The oldest Disney features still have the power to surprise younger viewers because they do not play like modern animated films. Snow White and the Seven Dwarfs, released in 1937, moves with the formality of a fairy tale, while Pinocchio from 1940 leans into moral lessons and eerie atmosphere. Children who know these titles often recognise the dwarfs or the cricket long before they can explain why those characters matter, which makes trivia about them feel like a memory game with a story hidden underneath.

By the time Disney reached the 1950s and 1960s, the studio had settled into a different rhythm. Cinderella, Peter Pan and The Jungle Book all lean heavily on music, comic timing and clear visual identities, which is why their characters remain so easy to spot in quizzes. Even children who have never seen the films in full may know Cinderella’s glass slipper or the bear who wants to be like man, because those images have travelled through toys, books and family conversation for decades.

That long afterlife is one reason Disney trivia works so well at home. A child may not remember who directed a film or when it was released, but they usually remember whether a villain had green smoke, whether a heroine had a talking animal companion or whether a song was sad, funny or triumphant. Adults often underestimate how much children absorb from repeated exposure, especially in films built around catchphrases, clear villains and instantly recognisable melodies.

The best trivia questions do more than ask for names. They can ask which film features a floating carpet, which princess loses a shoe, or which character is rescued by a song rather than a sword. Those questions are fair because Disney animated classics are structured around visual and musical cues, not just dialogue. In other words, children who pay attention to the details of a scene often do better than those who simply remember the ending.

It also helps that Disney classics invite a kind of intergenerational knowledge that few franchises manage so neatly. Parents may remember the original animated release of The Little Mermaid from 1989 or Beauty and the Beast from 1991, while children know them through streaming, singalongs and clips shared across family devices. That makes trivia sessions feel less like an exam and more like a family archive being reopened, one question at a time.

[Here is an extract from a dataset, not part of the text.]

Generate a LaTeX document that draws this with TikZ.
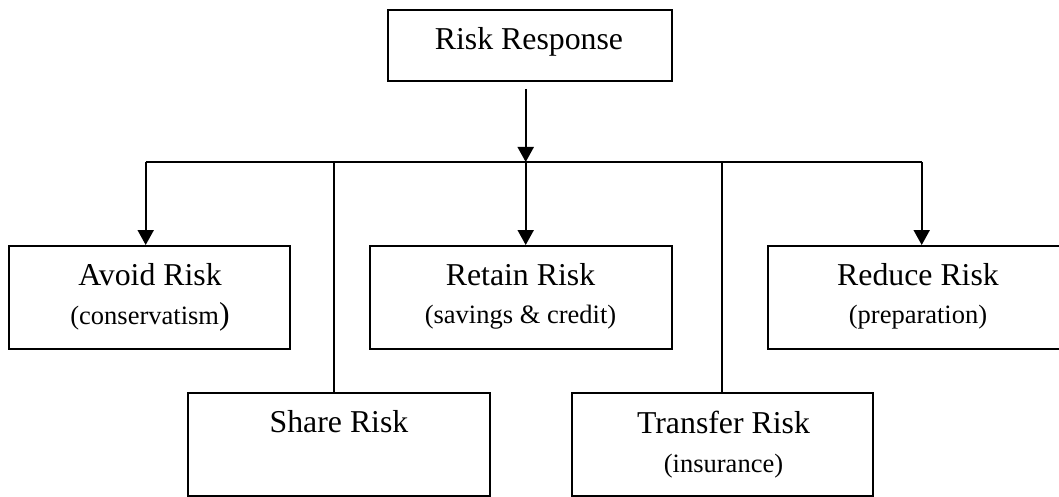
\documentclass[tikz,border=0pt]{standalone}
\usepackage{fontspec}
\setmainfont{Liberation Serif}
\usetikzlibrary{arrows.meta}
\tikzset{
  box/.style={draw=black, line width=2pt, rectangle, inner sep=0pt},
  ttl/.style={anchor=base, inner sep=0pt, font=\fontsize{31.8}{36}\selectfont},
  sub/.style={anchor=base, inner sep=0pt, font=\fontsize{26.5}{30}\selectfont},
  arr/.style={line width=2pt, -{Triangle[length=15pt,width=16pt]}},
  conn/.style={line width=1.6pt},
}
\begin{document}
\begin{tikzpicture}[x=1pt,y=-1pt]
\clip (0,0) rectangle (1059,497);
\fill[white] (0,0) rectangle (1059,497);
% boxes
\node[box, minimum width=284pt, minimum height=71pt] (top) at (530,45.5) {};
\node[box, minimum width=281pt, minimum height=103pt] (avoid) at (149.5,297.5) {};
\node[box, minimum width=302pt, minimum height=103pt] (retain) at (521,297.5) {};
\node[box, minimum width=302pt, minimum height=103pt] (reduce) at (919,297.5) {};
\node[box, minimum width=302pt, minimum height=103pt] (share) at (339,444.5) {};
\node[box, minimum width=301pt, minimum height=103pt] (transfer) at (722.5,444.5) {};
% texts
\node[ttl] (ttop) at (529,50) {Risk Response};
\node[ttl] (tavoid) at (150,285) {Avoid Risk};
\node[sub] (savoid) at (150,324) {(conservatism\fontsize{31.8}{36}\selectfont)};
\node[ttl] (tretain) at (520.5,285) {Retain Risk};
\node[sub] (sretain) at (520.5,323) {(savings \& credit)};
\node[ttl] (treduce) at (918,285) {Reduce Risk};
\node[sub] (sreduce) at (918,323) {(preparation)};
\node[ttl] (tshare) at (339,432) {Share Risk};
\node[ttl] (ttransfer) at (723.5,433) {Transfer Risk};
\node[sub] (stransfer) at (723.5,472) {(insurance)};
% connectors
\coordinate (tstart) at (525.7,89);
\coordinate (busL) at (145.7,162);
\coordinate (busR) at (921.7,162);
\coordinate (busM) at (525.7,162);
\coordinate (bus1) at (334,162);
\coordinate (bus2) at (722,162);
\draw[conn] (busL) -- (busR);
\draw[arr] (tstart) -- (busM);
\draw[arr] (busL) -- (busL |- avoid.north);
\draw[arr] (busM) -- (busM |- retain.north);
\draw[arr] (busR) -- (busR |- reduce.north);
\draw[conn] (bus1) -- (bus1 |- share.north);
\draw[conn] (bus2) -- (bus2 |- transfer.north);
\end{tikzpicture}
\end{document}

Of course, not every child approaches Disney in the same way. Some are drawn to sidekicks, others to villains and some remember only the songs they can perform from the sofa with complete confidence. A child who can identify Iago, Jiminy Cricket or Timon may be showing a sharper ear for character voices than a child who simply remembers the lead role, and that difference can make quiz nights unexpectedly lively.

There is also a pleasant trick to Disney memory: children often learn the films in layers. First comes the catchy song, then the character, then the scene, and only later the larger story about courage, loss or growing up. Trivia can reveal which layer has stuck, whether it is the white gloves of Mickey Mouse in a short film, the lanterns in Tangled, or the enchanted objects in Beauty and the Beast. What looks like a simple question can become a small map of how a child has watched and rewatched a favourite film.

For parents and carers, that makes Disney trivia useful in a way that goes beyond entertainment. It can show which films children are ready to discuss more deeply and which ones have become background comfort rather than active favourites. It can also nudge families back to the films themselves, where the answers are usually clearer than the memory, and where a child may suddenly notice a joke, a song cue or a visual detail they had missed before.

In the end, the real measure of how well kids know Disney animated classics is not whether they can recite every plot point under pressure. It is whether the films have lodged themselves in the family imagination, ready to be recalled in fragments, songs and half-remembered scenes. That is why a Disney quiz can feel so satisfying: it does not just test knowledge, it reveals which stories have become part of the household soundtrack.